* Work to be completed:
Without including any images, repeat the data exactly.

* Supplied data:
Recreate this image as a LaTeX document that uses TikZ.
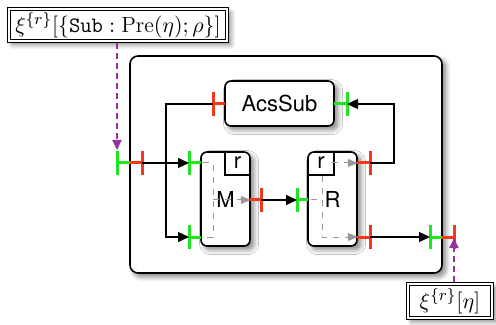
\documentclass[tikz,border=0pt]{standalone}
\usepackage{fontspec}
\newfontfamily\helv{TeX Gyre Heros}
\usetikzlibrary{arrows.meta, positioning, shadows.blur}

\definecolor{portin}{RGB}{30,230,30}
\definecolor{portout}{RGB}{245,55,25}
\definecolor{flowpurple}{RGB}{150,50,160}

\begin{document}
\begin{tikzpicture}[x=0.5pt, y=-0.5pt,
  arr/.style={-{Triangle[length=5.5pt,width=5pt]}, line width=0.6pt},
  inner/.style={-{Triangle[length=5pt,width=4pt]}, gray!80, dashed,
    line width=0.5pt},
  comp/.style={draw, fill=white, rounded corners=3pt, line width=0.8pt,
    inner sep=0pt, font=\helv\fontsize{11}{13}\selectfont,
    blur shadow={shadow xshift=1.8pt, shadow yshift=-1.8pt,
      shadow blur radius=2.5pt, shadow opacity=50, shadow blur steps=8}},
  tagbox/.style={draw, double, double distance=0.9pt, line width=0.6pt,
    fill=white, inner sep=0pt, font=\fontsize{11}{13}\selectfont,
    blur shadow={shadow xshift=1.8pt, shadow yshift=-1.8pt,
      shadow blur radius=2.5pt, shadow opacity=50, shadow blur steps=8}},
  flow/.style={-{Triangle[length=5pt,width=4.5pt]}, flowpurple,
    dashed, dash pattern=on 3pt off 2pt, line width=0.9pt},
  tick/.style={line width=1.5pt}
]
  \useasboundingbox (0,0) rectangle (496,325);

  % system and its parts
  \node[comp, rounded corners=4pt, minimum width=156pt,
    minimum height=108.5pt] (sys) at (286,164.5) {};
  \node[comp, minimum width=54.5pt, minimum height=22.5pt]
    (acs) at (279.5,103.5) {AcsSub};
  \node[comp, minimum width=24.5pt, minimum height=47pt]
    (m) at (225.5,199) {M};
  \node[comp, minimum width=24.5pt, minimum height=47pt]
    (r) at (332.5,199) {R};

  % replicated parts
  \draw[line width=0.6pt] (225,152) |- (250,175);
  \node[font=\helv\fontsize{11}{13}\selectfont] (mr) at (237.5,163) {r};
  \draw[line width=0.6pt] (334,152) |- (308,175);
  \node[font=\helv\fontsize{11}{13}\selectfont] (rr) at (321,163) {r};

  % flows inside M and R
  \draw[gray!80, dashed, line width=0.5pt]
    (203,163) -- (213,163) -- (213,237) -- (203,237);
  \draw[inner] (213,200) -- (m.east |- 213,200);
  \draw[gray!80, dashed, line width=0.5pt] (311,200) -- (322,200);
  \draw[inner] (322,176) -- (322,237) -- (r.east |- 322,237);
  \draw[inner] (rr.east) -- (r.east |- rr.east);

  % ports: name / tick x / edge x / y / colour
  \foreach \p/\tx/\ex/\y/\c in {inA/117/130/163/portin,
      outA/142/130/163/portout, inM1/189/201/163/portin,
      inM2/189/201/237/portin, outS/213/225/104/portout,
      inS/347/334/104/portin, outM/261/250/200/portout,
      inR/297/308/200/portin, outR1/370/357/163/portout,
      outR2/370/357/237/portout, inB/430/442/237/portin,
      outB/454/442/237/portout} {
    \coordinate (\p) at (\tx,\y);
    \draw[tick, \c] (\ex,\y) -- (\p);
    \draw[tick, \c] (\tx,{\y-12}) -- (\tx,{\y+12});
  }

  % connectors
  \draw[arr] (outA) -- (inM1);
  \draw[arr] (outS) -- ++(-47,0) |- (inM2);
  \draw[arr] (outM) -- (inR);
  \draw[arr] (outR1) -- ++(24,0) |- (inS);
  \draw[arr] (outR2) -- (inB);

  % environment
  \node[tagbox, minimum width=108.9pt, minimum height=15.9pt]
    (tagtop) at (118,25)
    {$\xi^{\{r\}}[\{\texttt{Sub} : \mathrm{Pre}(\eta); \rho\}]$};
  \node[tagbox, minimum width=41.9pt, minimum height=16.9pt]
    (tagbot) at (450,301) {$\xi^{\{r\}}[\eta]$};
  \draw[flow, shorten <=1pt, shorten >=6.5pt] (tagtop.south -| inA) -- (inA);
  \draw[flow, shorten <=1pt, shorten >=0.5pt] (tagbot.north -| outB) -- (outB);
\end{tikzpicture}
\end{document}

* Complete response:
Recreate this image as a LaTeX document that uses TikZ.
\documentclass[tikz,border=0pt]{standalone}
\usepackage{fontspec}
\newfontfamily\helv{TeX Gyre Heros}
\usetikzlibrary{arrows.meta, positioning, shadows.blur}

\definecolor{portin}{RGB}{30,230,30}
\definecolor{portout}{RGB}{245,55,25}
\definecolor{flowpurple}{RGB}{150,50,160}

\begin{document}
\begin{tikzpicture}[x=0.5pt, y=-0.5pt,
  arr/.style={-{Triangle[length=5.5pt,width=5pt]}, line width=0.6pt},
  inner/.style={-{Triangle[length=5pt,width=4pt]}, gray!80, dashed,
    line width=0.5pt},
  comp/.style={draw, fill=white, rounded corners=3pt, line width=0.8pt,
    inner sep=0pt, font=\helv\fontsize{11}{13}\selectfont,
    blur shadow={shadow xshift=1.8pt, shadow yshift=-1.8pt,
      shadow blur radius=2.5pt, shadow opacity=50, shadow blur steps=8}},
  tagbox/.style={draw, double, double distance=0.9pt, line width=0.6pt,
    fill=white, inner sep=0pt, font=\fontsize{11}{13}\selectfont,
    blur shadow={shadow xshift=1.8pt, shadow yshift=-1.8pt,
      shadow blur radius=2.5pt, shadow opacity=50, shadow blur steps=8}},
  flow/.style={-{Triangle[length=5pt,width=4.5pt]}, flowpurple,
    dashed, dash pattern=on 3pt off 2pt, line width=0.9pt},
  tick/.style={line width=1.5pt}
]
  \useasboundingbox (0,0) rectangle (496,325);

  % system and its parts
  \node[comp, rounded corners=4pt, minimum width=156pt,
    minimum height=108.5pt] (sys) at (286,164.5) {};
  \node[comp, minimum width=54.5pt, minimum height=22.5pt]
    (acs) at (279.5,103.5) {AcsSub};
  \node[comp, minimum width=24.5pt, minimum height=47pt]
    (m) at (225.5,199) {M};
  \node[comp, minimum width=24.5pt, minimum height=47pt]
    (r) at (332.5,199) {R};

  % replicated parts
  \draw[line width=0.6pt] (225,152) |- (250,175);
  \node[font=\helv\fontsize{11}{13}\selectfont] (mr) at (237.5,163) {r};
  \draw[line width=0.6pt] (334,152) |- (308,175);
  \node[font=\helv\fontsize{11}{13}\selectfont] (rr) at (321,163) {r};

  % flows inside M and R
  \draw[gray!80, dashed, line width=0.5pt]
    (203,163) -- (213,163) -- (213,237) -- (203,237);
  \draw[inner] (213,200) -- (m.east |- 213,200);
  \draw[gray!80, dashed, line width=0.5pt] (311,200) -- (322,200);
  \draw[inner] (322,176) -- (322,237) -- (r.east |- 322,237);
  \draw[inner] (rr.east) -- (r.east |- rr.east);

  % ports: name / tick x / edge x / y / colour
  \foreach \p/\tx/\ex/\y/\c in {inA/117/130/163/portin,
      outA/142/130/163/portout, inM1/189/201/163/portin,
      inM2/189/201/237/portin, outS/213/225/104/portout,
      inS/347/334/104/portin, outM/261/250/200/portout,
      inR/297/308/200/portin, outR1/370/357/163/portout,
      outR2/370/357/237/portout, inB/430/442/237/portin,
      outB/454/442/237/portout} {
    \coordinate (\p) at (\tx,\y);
    \draw[tick, \c] (\ex,\y) -- (\p);
    \draw[tick, \c] (\tx,{\y-12}) -- (\tx,{\y+12});
  }

  % connectors
  \draw[arr] (outA) -- (inM1);
  \draw[arr] (outS) -- ++(-47,0) |- (inM2);
  \draw[arr] (outM) -- (inR);
  \draw[arr] (outR1) -- ++(24,0) |- (inS);
  \draw[arr] (outR2) -- (inB);

  % environment
  \node[tagbox, minimum width=108.9pt, minimum height=15.9pt]
    (tagtop) at (118,25)
    {$\xi^{\{r\}}[\{\texttt{Sub} : \mathrm{Pre}(\eta); \rho\}]$};
  \node[tagbox, minimum width=41.9pt, minimum height=16.9pt]
    (tagbot) at (450,301) {$\xi^{\{r\}}[\eta]$};
  \draw[flow, shorten <=1pt, shorten >=6.5pt] (tagtop.south -| inA) -- (inA);
  \draw[flow, shorten <=1pt, shorten >=0.5pt] (tagbot.north -| outB) -- (outB);
\end{tikzpicture}
\end{document}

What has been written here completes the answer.